►
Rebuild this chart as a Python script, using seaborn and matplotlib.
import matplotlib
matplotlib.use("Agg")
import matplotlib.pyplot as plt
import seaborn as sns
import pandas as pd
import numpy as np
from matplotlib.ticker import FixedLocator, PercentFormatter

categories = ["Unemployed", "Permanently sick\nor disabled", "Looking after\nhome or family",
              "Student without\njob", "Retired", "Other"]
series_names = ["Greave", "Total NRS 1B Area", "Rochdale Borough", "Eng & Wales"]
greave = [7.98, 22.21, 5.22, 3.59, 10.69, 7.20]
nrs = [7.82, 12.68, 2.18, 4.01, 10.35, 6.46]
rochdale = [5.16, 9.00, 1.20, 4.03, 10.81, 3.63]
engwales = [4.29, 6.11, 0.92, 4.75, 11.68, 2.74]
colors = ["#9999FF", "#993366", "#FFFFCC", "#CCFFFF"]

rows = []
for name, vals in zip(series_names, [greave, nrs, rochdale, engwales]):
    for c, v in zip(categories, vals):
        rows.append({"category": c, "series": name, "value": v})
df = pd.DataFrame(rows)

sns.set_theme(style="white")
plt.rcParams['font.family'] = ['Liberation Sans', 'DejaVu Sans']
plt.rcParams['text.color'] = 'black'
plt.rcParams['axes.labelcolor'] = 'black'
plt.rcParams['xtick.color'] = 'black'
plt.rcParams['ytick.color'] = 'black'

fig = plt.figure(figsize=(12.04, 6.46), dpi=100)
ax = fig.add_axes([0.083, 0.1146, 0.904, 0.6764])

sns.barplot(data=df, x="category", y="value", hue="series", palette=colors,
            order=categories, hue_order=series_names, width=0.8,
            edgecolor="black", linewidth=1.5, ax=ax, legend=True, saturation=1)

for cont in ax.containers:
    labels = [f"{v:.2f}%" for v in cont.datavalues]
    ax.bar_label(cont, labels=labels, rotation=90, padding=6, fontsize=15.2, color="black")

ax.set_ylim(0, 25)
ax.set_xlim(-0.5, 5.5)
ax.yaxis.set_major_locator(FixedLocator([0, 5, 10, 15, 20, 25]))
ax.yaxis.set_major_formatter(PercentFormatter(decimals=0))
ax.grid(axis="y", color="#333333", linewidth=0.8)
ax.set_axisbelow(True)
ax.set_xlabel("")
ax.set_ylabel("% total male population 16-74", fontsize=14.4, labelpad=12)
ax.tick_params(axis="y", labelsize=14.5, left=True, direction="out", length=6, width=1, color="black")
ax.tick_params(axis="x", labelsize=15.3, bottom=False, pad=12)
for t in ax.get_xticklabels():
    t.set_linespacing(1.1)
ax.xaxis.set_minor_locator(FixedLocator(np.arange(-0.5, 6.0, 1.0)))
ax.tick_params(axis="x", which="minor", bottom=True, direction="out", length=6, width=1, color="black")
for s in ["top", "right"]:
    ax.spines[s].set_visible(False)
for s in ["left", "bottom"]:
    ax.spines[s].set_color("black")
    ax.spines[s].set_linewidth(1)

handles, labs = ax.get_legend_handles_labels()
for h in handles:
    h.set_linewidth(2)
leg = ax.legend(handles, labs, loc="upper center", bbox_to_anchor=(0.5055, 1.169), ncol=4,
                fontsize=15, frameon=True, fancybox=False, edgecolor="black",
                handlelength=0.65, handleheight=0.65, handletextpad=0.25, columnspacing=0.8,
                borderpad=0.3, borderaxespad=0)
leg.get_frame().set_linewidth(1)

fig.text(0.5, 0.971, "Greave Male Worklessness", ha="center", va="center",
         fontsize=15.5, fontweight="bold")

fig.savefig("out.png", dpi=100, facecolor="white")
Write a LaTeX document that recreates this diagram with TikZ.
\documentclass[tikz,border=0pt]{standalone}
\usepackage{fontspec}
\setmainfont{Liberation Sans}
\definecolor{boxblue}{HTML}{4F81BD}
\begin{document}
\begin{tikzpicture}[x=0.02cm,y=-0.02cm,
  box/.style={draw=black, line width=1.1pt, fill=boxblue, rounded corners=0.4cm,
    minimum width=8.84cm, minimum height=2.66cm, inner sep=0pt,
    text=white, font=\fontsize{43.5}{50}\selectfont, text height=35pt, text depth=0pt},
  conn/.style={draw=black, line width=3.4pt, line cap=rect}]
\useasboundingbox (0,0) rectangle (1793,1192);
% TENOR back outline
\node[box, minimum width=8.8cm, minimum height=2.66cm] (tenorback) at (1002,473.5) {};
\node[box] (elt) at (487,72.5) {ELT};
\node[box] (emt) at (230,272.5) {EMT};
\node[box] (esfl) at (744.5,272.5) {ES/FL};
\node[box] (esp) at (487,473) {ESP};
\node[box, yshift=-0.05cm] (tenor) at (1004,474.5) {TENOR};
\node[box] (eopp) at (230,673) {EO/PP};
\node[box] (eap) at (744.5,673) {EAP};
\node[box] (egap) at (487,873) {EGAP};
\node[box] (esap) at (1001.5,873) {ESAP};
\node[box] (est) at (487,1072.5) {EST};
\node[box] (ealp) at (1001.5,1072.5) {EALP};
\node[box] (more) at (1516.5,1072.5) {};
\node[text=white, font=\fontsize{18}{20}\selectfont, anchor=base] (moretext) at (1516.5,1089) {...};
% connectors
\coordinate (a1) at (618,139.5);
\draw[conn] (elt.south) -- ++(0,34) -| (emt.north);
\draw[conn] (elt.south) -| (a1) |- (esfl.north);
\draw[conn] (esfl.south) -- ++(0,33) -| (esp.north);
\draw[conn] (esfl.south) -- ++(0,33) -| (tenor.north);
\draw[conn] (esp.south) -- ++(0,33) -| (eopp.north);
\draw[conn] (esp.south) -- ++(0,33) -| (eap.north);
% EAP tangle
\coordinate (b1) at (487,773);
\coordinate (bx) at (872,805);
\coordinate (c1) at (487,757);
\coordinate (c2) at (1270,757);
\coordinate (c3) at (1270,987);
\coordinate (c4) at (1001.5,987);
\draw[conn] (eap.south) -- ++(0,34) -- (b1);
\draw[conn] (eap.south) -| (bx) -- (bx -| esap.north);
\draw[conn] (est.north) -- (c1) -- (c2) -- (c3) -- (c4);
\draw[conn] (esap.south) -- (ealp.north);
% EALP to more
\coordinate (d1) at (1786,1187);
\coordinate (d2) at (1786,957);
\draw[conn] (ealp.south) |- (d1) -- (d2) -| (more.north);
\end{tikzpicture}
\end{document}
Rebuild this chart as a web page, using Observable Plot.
◄
● INSTRUCTIONS FOR THE TASK
Include the first line, the line containing "from matplotlib.ticker import", and every line between them, copied exactly from the material above; output no other line.

● CORRECT OUTPUT
Rebuild this chart as a Python script, using seaborn and matplotlib.
import matplotlib
matplotlib.use("Agg")
import matplotlib.pyplot as plt
import seaborn as sns
import pandas as pd
import numpy as np
from matplotlib.ticker import FixedLocator, PercentFormatter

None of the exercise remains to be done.